TOKYO: Japan's prime minister on Friday welcomed the surprise announcement of a summit between US President Donald
Trump and
North Korea's Kim Jong Un by the end of May.
"I highly appreciate North Korea's change that it will begin talks on the premise of denuclearisation,"
Shinzo Abe said, adding that he planned to visit the
United States to meet Trump "as early as April".
Japan has been cautious about a recent Olympics-driven rapprochement on the Korean peninsula, with Abe warning on Thursday that "talks for the sake of talks are meaningless".
But he sounded a positive note on the planned
Trump-Kim summit, hailing it as "the achievement of cooperation between... Japan, the US, and
South Korea to maintain great pressure".
"There is no change in policy for Japan and the United States," he added.

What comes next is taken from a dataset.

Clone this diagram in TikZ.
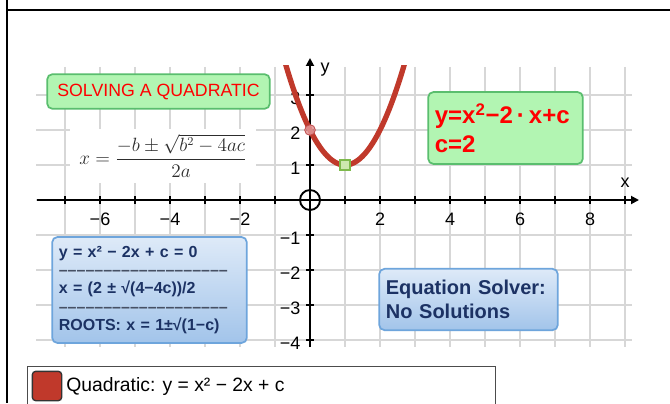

"We will keep putting maximum pressure until North Korea takes concrete actions toward denuclearisation in a manner that is complete, verifiable and irreversible."
Abe said he had spoken to Trump this morning and "agreed that I'd like to visit the US and have a summit with him as early as April".
A readout of the call from Japan's foreign ministry said it occurred shortly before the surprise announcement about the summit was made in Washington.
Trump told Abe that Kim "has made a commitment to denuclearise and hopes to build peace with the United States," the readout said.
Trump "explained that this is the achievement of maximum pressure" put on the North, and confirmed that Washington would "continue sanctions and military pressure" on
Pyongyang, it added.
Japan, a close US ally in the region, is in the direct firing line of North Korean missiles and saw two fly over its territory in 2017, sparking outrage and lifting tensions to fever pitch.
South Korean envoys are expected to visit Japan next week to brief Abe on the latest developments in the fast-moving apparent detente.
Trump and Kim are expected to meet by the end of May, though there has been no confirmation of an exact date or location for the shock summit.
Trump himself confirmed the plans in a tweet hailing "great progress" in the push to persuade Pyongyang to end its nuclear programme.
"Meeting being planned!" he tweeted.